Surely, even in David’s day, the majority of folks didn’t party until the end of their lives.  I think David is looking further into the future than just this earthly life.  I think he was looking all the way into Heaven. There, finally, all believers will get their happy ending. There, quite literally, we will dwell in the house of the Lord forever.

My parents recently moved into a retirement facility.  While they were trying to make the decision, they had to weigh their desire to stay in their own home against some health issues. My mom told my dad, “When I look down the road, I don’t see things getting better.”

My father smiled. “You aren’t looking far enough.”

May I be as far sighted as King David and my Daddy.

I am Guided by the Good Shepherd

He Leads Me ….

He leads me along the right paths for His name’s sake. Psalm 23:3, HCSB

I settled into the saddle, took up the reigns and held my breath.  My mule was about to step into the Grand Canyon, and the first bend we rounded caused me to cry out, “How beautiful!”  I couldn’t help myself.  The morning sun turned the red rock to fire, the depth was dizzying, the patterns amazing.  That canyon deserved praise.  To see it and not verbalize its beauty was unthinkable.

How much more does the creator of the Grand Canyon, the Rocky Mountains and Victoria Falls deserve our praise?  His name is worthy of anthems and orchestras and poetry.  And, just as I’d love to show you the splendor of the earthly places I’ve seen, God wants to display his own splendor to the people He created. He wants them to revel in His beauty and lift up His name.

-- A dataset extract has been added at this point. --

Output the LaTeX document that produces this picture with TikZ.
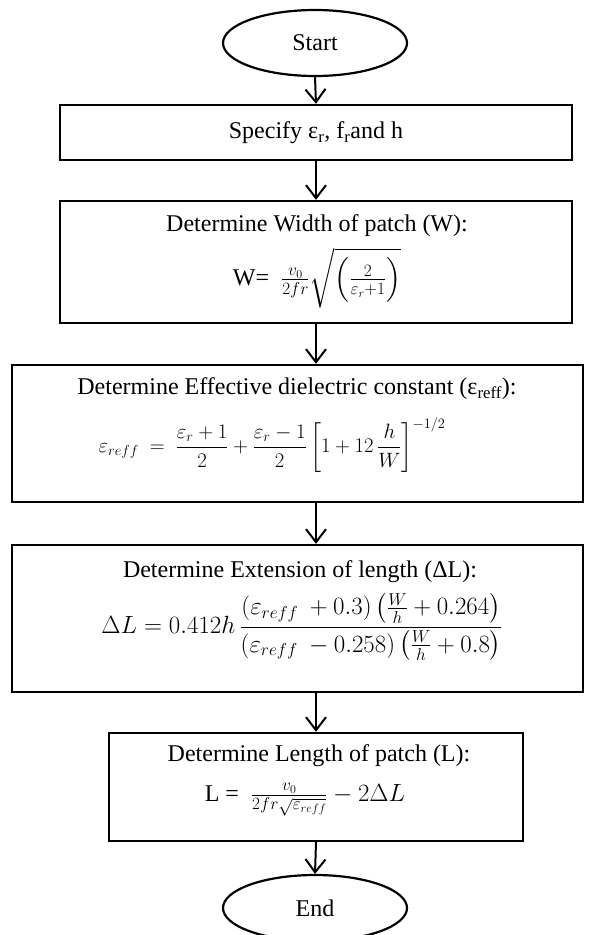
\documentclass[tikz,border=0pt]{standalone}
\usepackage{fontspec}
\setmainfont{Liberation Serif}
\usepackage{amsmath}
\usetikzlibrary{shapes.geometric,arrows.meta}
\tikzset{
  base/.style={font=\fontsize{24pt}{28pt}\selectfont, inner sep=0pt},
  smallmath/.style={font=\fontsize{21pt}{25pt}\selectfont, inner sep=0pt},
  midmath/.style={font=\fontsize{23pt}{27pt}\selectfont, inner sep=0pt},
  term/.style={base, ellipse, draw, line width=2.2pt, minimum width=184pt, minimum height=66pt},
  procbox/.style={draw, line width=2.4pt, rectangle, inner sep=0pt},
  txt/.style={base},
  arr/.style={line width=2pt, -{Straight Barb[length=13pt,width=20pt,line width=2pt]}}
}
\begin{document}
\begin{tikzpicture}[x=1pt,y=-1pt]
\useasboundingbox (0,0) rectangle (595,935);
% terminals
\node[term] (start) at (315,43) {Start};
\node[term] (end) at (315,908) {End};
% boxes
\node[procbox, minimum width=512pt, minimum height=55pt] (spec) at (316,132.5) {};
\node[procbox, minimum width=512pt, minimum height=122pt] (wbox) at (316,262) {};
\node[procbox, minimum width=571pt, minimum height=137pt] (ebox) at (297.5,433.5) {};
\node[procbox, minimum width=571pt, minimum height=147pt] (dbox) at (297.5,618.5) {};
\node[procbox, minimum width=414pt, minimum height=108pt] (lbox) at (316,787) {};
% texts
\node[txt] (spect) at (316,133) {Specify ε\textsubscript{r}, f\textsubscript{r}and h};
\node[txt] (wt) at (317,226) {Determine Width of patch (W):};
\node[txt] (wf) at (317,278) {W=\ \ $\frac{v_0}{2fr}\sqrt{\left(\frac{2}{\varepsilon_r+1}\right)}$};
\node[txt] (et) at (297,389) {Determine Effective dielectric constant (ε\textsubscript{reff}):};
\node[smallmath] (ef) at (272,445) {$\varepsilon_{reff}\ =\ \dfrac{\varepsilon_r+1}{2}+\dfrac{\varepsilon_r-1}{2}\left[1+12\,\dfrac{h}{W}\right]^{-1/2}$};
\node[txt] (dt) at (300,572) {Determine Extension of length (ΔL):};
\node[midmath] (df) at (302,627) {$\Delta L=0.412h\,\dfrac{\left(\varepsilon_{reff}\ +0.3\right)\left(\frac{W}{h}+0.264\right)}{\left(\varepsilon_{reff}\ -0.258\right)\left(\frac{W}{h}+0.8\right)}$};
\node[txt] (lt) at (319,756) {Determine Length of patch (L):};
\node[txt] (lf) at (305,800) {L =\ \ $\frac{v_0}{2fr\sqrt{\varepsilon_{reff}}}-2\Delta L$};
% connectors
\draw[arr] (start.south) -- (spec.north);
\draw[arr] (spec.south) -- (wbox.north);
\draw[arr] (wbox.south) -- (wbox.south |- ebox.north);
\draw[arr] (wbox.south |- ebox.south) -- (wbox.south |- dbox.north);
\draw[arr] (wbox.south |- dbox.south) -- (lbox.north);
\draw[arr] (lbox.south) -- (end.north);
\end{tikzpicture}
\end{document}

And so, He does something that perhaps we don’t think about much when we read the 23rd Psalm.  He guides His sheep along paths that will glorify His name.

But sometimes, the sheep don’t like it much. We’d rather pick the paths that glorify our own names, or at least give us some comfort and luxury.  I mean, won’t a good shepherd want the best for fluffy little ‘ole bleating me?  He’ll guide me in the path of a nice, air-conditioned home, a lucrative job and excellent schools for my children, right?

Not necessarily.  Those aren’t His goals when he picks out my paths.  His goal is to bring glory to His own name. That means He may send this sheep to dirty, hot, hungry places to tell others about His love.  That means he may allow me to suffer in the short term so that my trust in His redemption so impresses those around me that they, too, glorify His name.

And, in the future, we will see that those sojourns on the difficult paths not only glorified God’s name, but also made us into stronger sheep.  And when we step into heaven, our reward awaits us – the reward of the Good Shepherd to his faithful flock.

So, choose my path, Faithful Father.  And guard me from complaining when it doesn’t suit my fancy.  Keep my eyes on You, not myself.  May Your name be glorified on every road my hooves walk.